The Guardian’s business editor, Deborah Hargreaves, is amongst the latest wave of names to emerge as having accepted voluntary redundancy from the newspaper.
Hargreaves, who joined the Guardian in 2006 from the Financial Times where she was news editor, is amongst 40 editorial staff to have agreed terms as part of publisher Guardian News & Media’s voluntary redundancy scheme.
She will be joined by the Guardian’s tennis correspondent Steve Bierley who is set to leave the paper he joined in 1979.
Economics correspondent Ashley Seager has left the paper after six years. He will be joined by business news editor Geoff Gibbs who will leave the newsdesk in April.

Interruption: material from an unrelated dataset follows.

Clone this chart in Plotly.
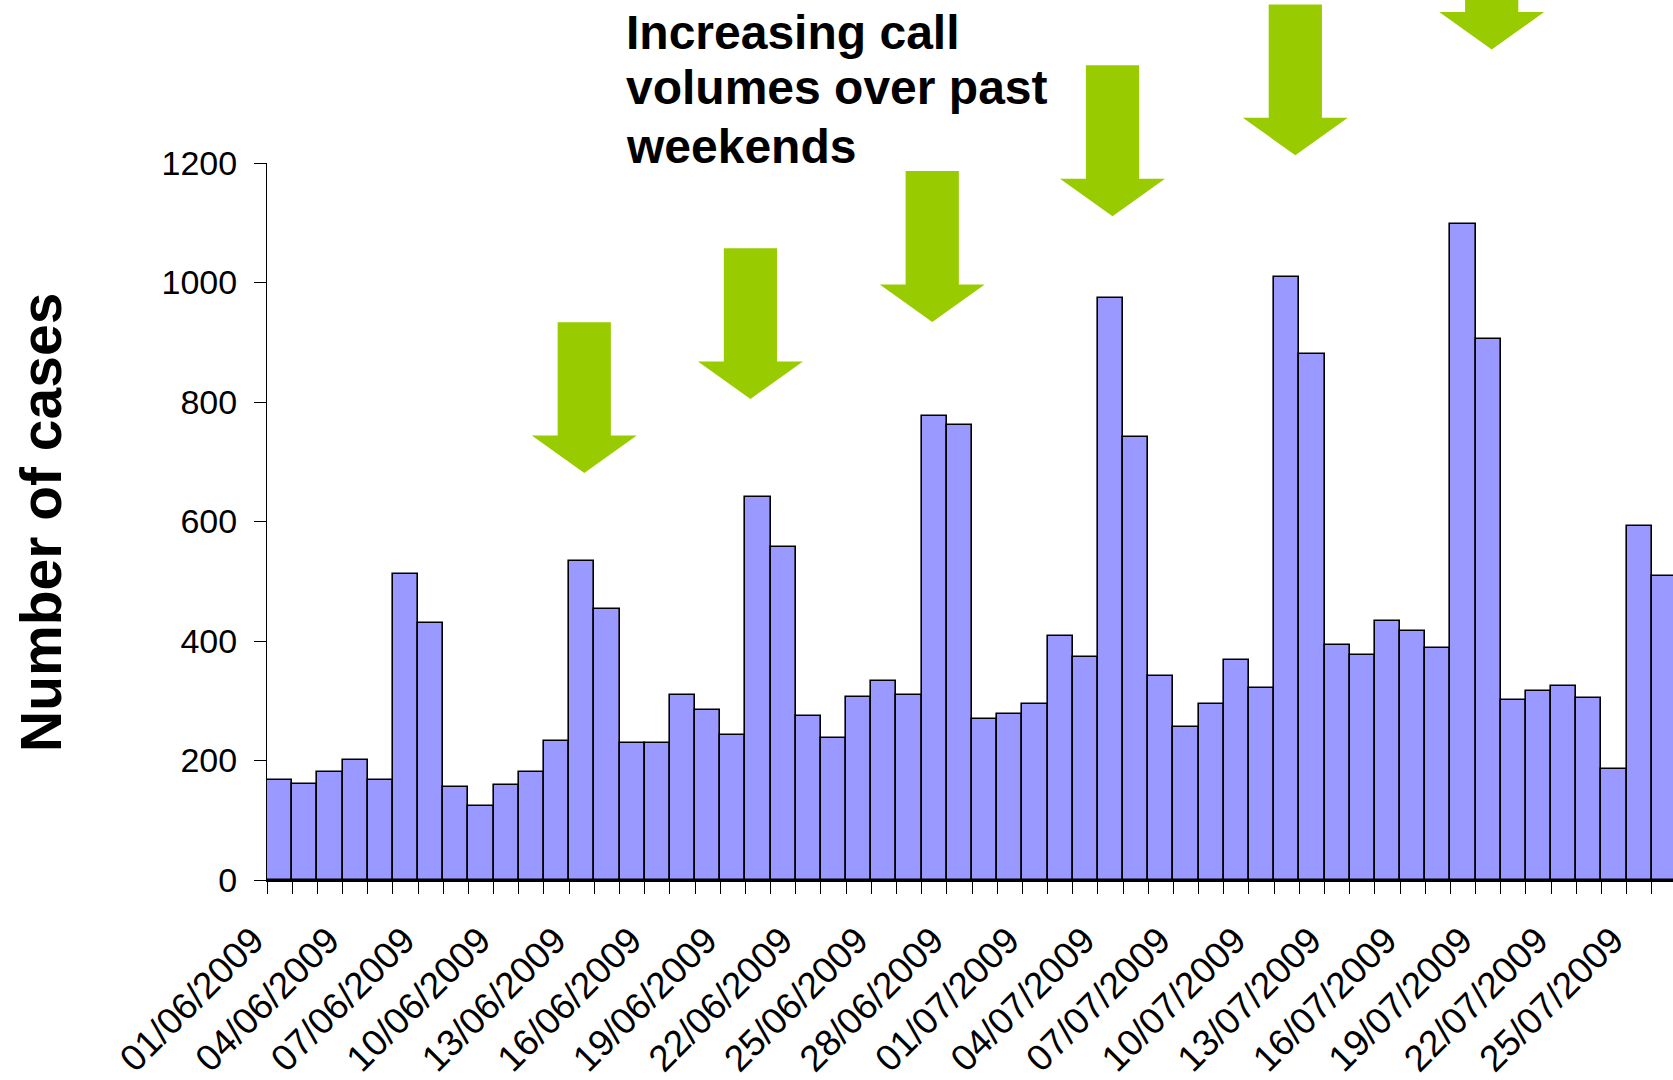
import pandas as pd
import plotly.graph_objects as go

# ---------------- data ----------------
dates = pd.date_range("2009-06-01", periods=56, freq="D")
cases = [168, 161, 181, 201, 168, 512, 430, 156, 124, 159,
         181, 233, 534, 453, 229, 229, 310, 285, 242, 641,
         557, 274, 238, 306, 333, 310, 777, 761, 269, 278,
         294, 408, 373, 974, 742, 342, 256, 294, 369, 321,
         1010, 881, 393, 376, 433, 416, 388, 1098, 906, 301,
         317, 325, 305, 185, 592, 508]
y_ticks = [0, 200, 400, 600, 800, 1000, 1200]
y_title = "Number of cases"
note_lines = ["Increasing call", "volumes over past", "weekends"]

# weekend arrows: position (days from 01/06) and tip height (cases units)
arrow_day = [12.6, 19.2, 26.42, 33.58, 40.84, 48.64]
arrow_tip = [681, 805, 934, 1111, 1213, 1390]

DAY_MS = 86400000
x_start = pd.Timestamp("2009-06-01")
x_end = x_start + pd.Timedelta(days=55.84)
Y_MAX = 1200

fig = go.Figure()
fig.add_trace(go.Bar(
    x=dates, y=cases,
    xperiod=DAY_MS, xperiodalignment="middle",
    width=DAY_MS,
    marker=dict(color="#9999FF", line=dict(color="black", width=1.6)),
    showlegend=False,
))

# block arrows
base_ms = x_start.value // 10**6
shaft_hw, head_hw = 1.057, 2.085      # days
shaft_len, head_h = 189.6, 62.8       # cases units
for d, tip in zip(arrow_day, arrow_tip):
    pts = [
        (d - shaft_hw, tip + head_h + shaft_len),
        (d + shaft_hw, tip + head_h + shaft_len),
        (d + shaft_hw, tip + head_h),
        (d + head_hw, tip + head_h),
        (d, tip),
        (d - head_hw, tip + head_h),
        (d - shaft_hw, tip + head_h),
    ]
    path = "M " + " L ".join(f"{base_ms + px * DAY_MS:.0f},{py / Y_MAX:.5f}" for px, py in pts) + " Z"
    fig.add_shape(type="path", path=path, xref="x", yref="paper",
                  fillcolor="#99CC00", line=dict(width=0), layer="above")

FONT = "Liberation Sans, Arial, sans-serif"

note_y = [1.1827, 1.1053, 1.0232]
for txt, yy in zip(note_lines, note_y):
    fig.add_annotation(text=txt, xref="paper", yref="paper", x=0.2539, y=yy,
                       xanchor="left", yanchor="middle", showarrow=False,
                       font=dict(family=FONT, size=48, color="black", weight="bold"))

fig.add_annotation(text=y_title, xref="paper", yref="paper", x=-0.1607, y=0.498,
                   xanchor="center", yanchor="middle", textangle=-90, showarrow=False,
                   font=dict(family=FONT, size=57, color="black", weight="bold"))

fig.update_layout(
    width=1673, height=1080,
    margin=dict(l=267, r=0, t=163, b=200),
    paper_bgcolor="white", plot_bgcolor="white",
    bargap=0,
    font=dict(family=FONT, color="black"),
    xaxis=dict(
        type="date", range=[x_start, x_end],
        tick0="2009-06-01", dtick=3 * DAY_MS, tickformat="%d/%m/%Y",
        tickangle=-45, ticks="outside", ticklen=12, tickcolor="black", tickwidth=1,
        tickfont=dict(family=FONT, size=37, color="black"),
        ticklabelshift=-14, ticklabelstandoff=10,
        showline=True, linecolor="black", linewidth=1.5,
        showgrid=False, zeroline=False,
        minor=dict(dtick=DAY_MS, tick0="2009-06-01", ticks="outside", ticklen=12,
                   tickcolor="black", tickwidth=1, showgrid=False),
    ),
    yaxis=dict(
        range=[0, Y_MAX], tickvals=y_ticks,
        ticks="outside", ticklen=12, tickcolor="black", tickwidth=1,
        tickfont=dict(family=FONT, size=34, color="black"),
        ticklabelstandoff=10,
        showline=True, linecolor="black", linewidth=1,
        showgrid=False, zeroline=False,
    ),
)

fig.write_html("out.html", config={"displayModeBar": False},
               post_script="document.body.style.margin='0';document.body.style.overflow='hidden';")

Observer business correspondent Nick Mathiason will leave in March after ten years on the title.
Features writers Stuart Jeffries and Hannah Pool are also understood to be leaving.
In November GNM management said that it needed to cut more than 100 of its 1,700 editorial and commercial posts through its rolling voluntary redundancy scheme to help ease its £100,000 a day losses.

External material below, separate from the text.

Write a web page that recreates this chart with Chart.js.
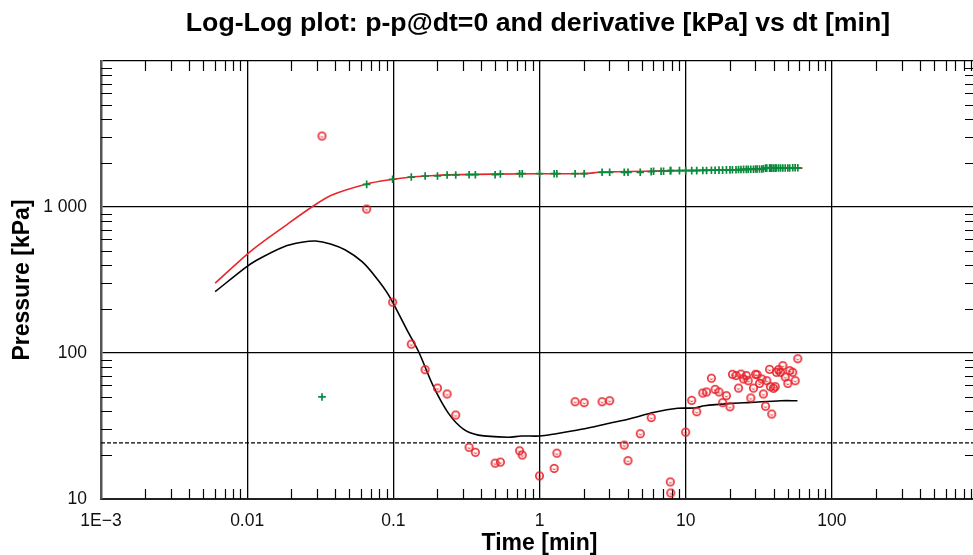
<!DOCTYPE html>
<html><head><meta charset="utf-8">
<script src="https://cdn.jsdelivr.net/npm/chart.js@4.4.1/dist/chart.umd.min.js"></script>
<style>
html,body{margin:0;padding:0;overflow:hidden;background:#fff;width:973px;height:555px}
#wrap{position:relative;width:990px;height:555px}
#title{position:absolute;left:538px;top:7px;transform:translateX(-50%);white-space:nowrap;font:bold 26.7px 'Liberation Sans',Arial,sans-serif;line-height:30px;color:#000}
canvas{display:block}
</style></head><body>
<div id="wrap"><div id="title">Log-Log plot: p-p@dt=0 and derivative [kPa] vs dt [min]</div>
<canvas id="c" width="990" height="555"></canvas></div>
<script>
// ---- tick labels ----
const xTickValues = [0.001, 0.01, 0.1, 1, 10, 100, 1000];
const xTickLabels = ['1E\u22123', '0.01', '0.1', '1', '10', '100', ''];
const yTickValues = [10, 100, 1000, 10000];
const yTickLabels = ['10', '100', '1 000', ''];
const dashedLevel = 24.2;

// ---- measured data: time [min], p-p@dt=0 [kPa], derivative [kPa] ----
const measTime = [0.0325, 0.0657, 0.0989, 0.1327, 0.165, 0.2004, 0.2333, 0.2673, 0.33, 0.364,
  0.497, 0.54, 0.731, 0.762, 1.0, 1.26, 1.315, 1.752, 2.02, 2.68,
  3.02, 3.8, 4.03, 4.89, 5.81, 6.03, 6.79, 7.06, 7.85, 7.91,
  9.07, 10.0, 11.0, 11.9, 13.1, 13.9, 15.0, 15.9, 16.9, 17.9,
  19.0, 20.1, 20.9, 22.1, 23.0, 23.9, 24.9, 26.0, 26.8, 27.9,
  29.1, 30.1, 30.8, 32.0, 33.2, 34.0, 35.2, 35.9, 37.5, 38.0,
  38.8, 39.9, 41.0, 41.8, 43.2, 44.6, 46.2, 48.0, 50.0, 51.5,
  54.0, 56.1, 58.5];
const measPressure = [50, 1429, 1549, 1604, 1630, 1630, 1656, 1656, 1664, 1664,
  1664, 1683, 1691, 1691, 1691, 1691, 1691, 1691, 1691, 1729,
  1729, 1729, 1729, 1729, 1746, 1757, 1757, 1757, 1774, 1774,
  1774, 1774, 1774, 1774, 1780, 1780, 1785, 1785, 1790, 1790,
  1795, 1795, 1800, 1800, 1805, 1805, 1810, 1810, 1815, 1815,
  1815, 1820, 1820, 1820, 1820, 1830, 1845, 1845, 1845, 1845,
  1845, 1845, 1845, 1850, 1850, 1850, 1850, 1850, 1850, 1850,
  1855, 1855, 1855];
const measDerivative = [3062, 968, 223, 115, 76.9, 57.5, 52.4, 37.6, 22.6, 20.9,
  17.6, 17.9, 21.4, 20.0, 14.4, 16.2, 20.6, 46.4, 45.7, 46.4,
  47.1, 23.4, 18.3, 28.0, 36.1, null, null, null, 13.1, 11.0,
  null, 28.7, 47.4, 39.6, 53.2, 54.1, 67.2, 56.4, 54.1, 45.7,
  51.0, 42.8, 71.5, 70.0, 57.5, 71.7, 66.4, 70.0, 64.6, 49.2,
  57.5, 71.5, 71.0, 61.9, 66.4, 52.4, 43.2, 64.6, 77.3, 58.8,
  38.2, 57.3, 58.8, 73.8, 76.9, 73.8, 81.9, 68.5, 61.9, 75.7,
  73.8, 64.6, 91.4];

// ---- model curves ----
const pressModelTime = [0.00604, 0.0108, 0.0193, 0.0277, 0.038, 0.0657, 0.0927, 0.139, 0.173, 0.228,
  0.98, 2.05, 2.64, 8.83, 15.8, 34.0, 34.6, 63];
const pressModelValue = [301, 507, 776, 1000, 1208, 1438, 1532, 1610, 1630, 1660,
  1690, 1692, 1735, 1774, 1791, 1815, 1841, 1845];
const derivModelTime = [0.00604, 0.00978, 0.01168, 0.01786, 0.02368, 0.02938, 0.0372, 0.047, 0.0611, 0.0754,
  0.0929, 0.1239, 0.149, 0.1884, 0.2385, 0.3017, 0.382, 0.611, 0.75, 1.006,
  1.273, 1.934, 3.1, 4.03, 6.12, 8.83, 11.48, 13.43, 20.4, 27.9, 44.7, 58.2];
const derivModelValue = [263, 386, 434, 535, 573, 585, 558, 507, 422, 333,
  249, 144, 102, 58.8, 38.6, 30.1, 27.4, 26.5, 27.0, 27.0,
  27.9, 30.0, 33.3, 35.2, 39.3, 41.8, 42.0, 43.5, 45.2, 45.9, 47.1, 47.1];

const toXY = (xs, ys) => xs.map((x, i) => ({ x: x, y: ys[i] }));
const xMin = xTickValues[0], xMax = xTickValues[xTickValues.length - 1];

function ringImage() {
  const c = document.createElement('canvas');
  c.width = 11; c.height = 11;
  const g = c.getContext('2d');
  g.strokeStyle = '#e6222a';
  g.lineWidth = 1.6;
  g.beginPath(); g.arc(5.5, 5.5, 3.7, 0, Math.PI * 2); g.stroke();
  g.lineWidth = 1.0;
  g.beginPath(); g.arc(5.5, 5.1, 1.5, 0.1 * Math.PI, 0.9 * Math.PI); g.stroke();
  return c;
}

const minorTicks = {
  id: 'minorTicks',
  beforeDatasetsDraw(chart) {
    const { ctx, chartArea: a, scales: { x, y } } = chart;
    ctx.save();
    ctx.strokeStyle = '#000';
    ctx.lineWidth = 1.2;
    ctx.beginPath();
    for (let e = -3; e < 3; e++) for (let k = 2; k <= 9; k++) {
      const px = Math.round(x.getPixelForValue(k * Math.pow(10, e))) + 0.5;
      ctx.moveTo(px, a.bottom); ctx.lineTo(px, a.bottom - 10);
      ctx.moveTo(px, a.top); ctx.lineTo(px, a.top + 10);
    }
    for (let e = 1; e < 4; e++) for (let k = 2; k <= 9; k++) {
      const py = Math.round(y.getPixelForValue(k * Math.pow(10, e))) + 0.5;
      ctx.moveTo(a.left, py); ctx.lineTo(a.left + 11, py);
      ctx.moveTo(a.right, py); ctx.lineTo(a.right - 13, py);
    }
    ctx.stroke();
    ctx.restore();
  }
};

const FONT = "'Liberation Sans', Arial, sans-serif";

new Chart(document.getElementById('c'), {
  type: 'scatter',
  data: {
    datasets: [
      { label: 'derivative', data: toXY(measTime, measDerivative), pointStyle: ringImage(), pointRadius: 4, showLine: false },
      { label: 'pressure', data: toXY(measTime, measPressure), pointStyle: 'cross', pointRadius: 3.8, pointBorderWidth: 1.7, borderColor: '#0a8a3c', backgroundColor: '#0a8a3c', showLine: false },
      { label: 'pressure model', data: toXY(pressModelTime, pressModelValue), showLine: true, borderColor: '#e8262b', borderWidth: 1.6, pointRadius: 0, tension: 0.3 },
      { label: 'derivative model', data: toXY(derivModelTime, derivModelValue), showLine: true, borderColor: '#000', borderWidth: 1.6, pointRadius: 0, tension: 0.3 },
      { label: 'level', data: [{ x: xMin, y: dashedLevel }, { x: xMax, y: dashedLevel }], showLine: true, borderColor: '#000', borderWidth: 1.2, borderDash: [4, 2], pointRadius: 0 }
    ]
  },
  options: {
    responsive: false,
    animation: false,
    devicePixelRatio: 1,
    layout: { padding: { left: 0, right: 9, top: 61, bottom: 0 } },
    plugins: { legend: { display: false }, tooltip: { enabled: false }, title: { display: false } },
    scales: {
      x: {
        type: 'logarithmic', position: 'bottom', min: xMin, max: xMax,
        afterBuildTicks: s => { s.ticks = xTickValues.map(v => ({ value: v })); },
        afterFit: s => { s.height = 56; },
        ticks: {
          autoSkip: false, maxRotation: 0, padding: 12, color: '#111',
          font: { family: FONT, size: 17.5 },
          callback: v => { const i = xTickValues.indexOf(v); return i >= 0 ? xTickLabels[i] : ''; }
        },
        grid: { color: '#000', lineWidth: 1.3, drawTicks: false },
        border: { display: true, color: '#222', width: 2 },
        title: { display: true, text: 'Time [min]', color: '#000', padding: 0, font: { family: FONT, size: 23, weight: 'bold', lineHeight: 1.0 } }
      },
      y: {
        type: 'logarithmic', position: 'left', min: yTickValues[0], max: yTickValues[yTickValues.length - 1],
        afterBuildTicks: s => { s.ticks = yTickValues.map(v => ({ value: v })); },
        afterFit: s => { s.width = 101; },
        ticks: {
          autoSkip: false, padding: 14, color: '#111',
          font: { family: FONT, size: 17.5 },
          callback: v => { const i = yTickValues.indexOf(v); return i >= 0 ? yTickLabels[i] : ''; }
        },
        grid: { color: '#000', lineWidth: 1.3, drawTicks: false },
        border: { display: true, color: '#555', width: 2.5 },
        title: { display: true, text: 'Pressure [kPa]', color: '#000', padding: { top: 9, bottom: 0 }, font: { family: FONT, size: 23, weight: 'bold', lineHeight: 1.2 } }
      }
    }
  },
  plugins: [minorTicks]
});
</script>
</body></html>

The Guardian confirmed last month that Media Guardian’s Stephen Brook, Chris Tryhorn and deputy production editor Aly Duncan, had also accepted terms to leave the paper
The Guardian’s San Francisco-based technology correspondent Bobbie Johnson will also leave, along with Jerusalem correspondent Rory McCarthy and Los Angeles correspondent Dan Glaister.
Head of sport Ben Clissitt has already left the paper.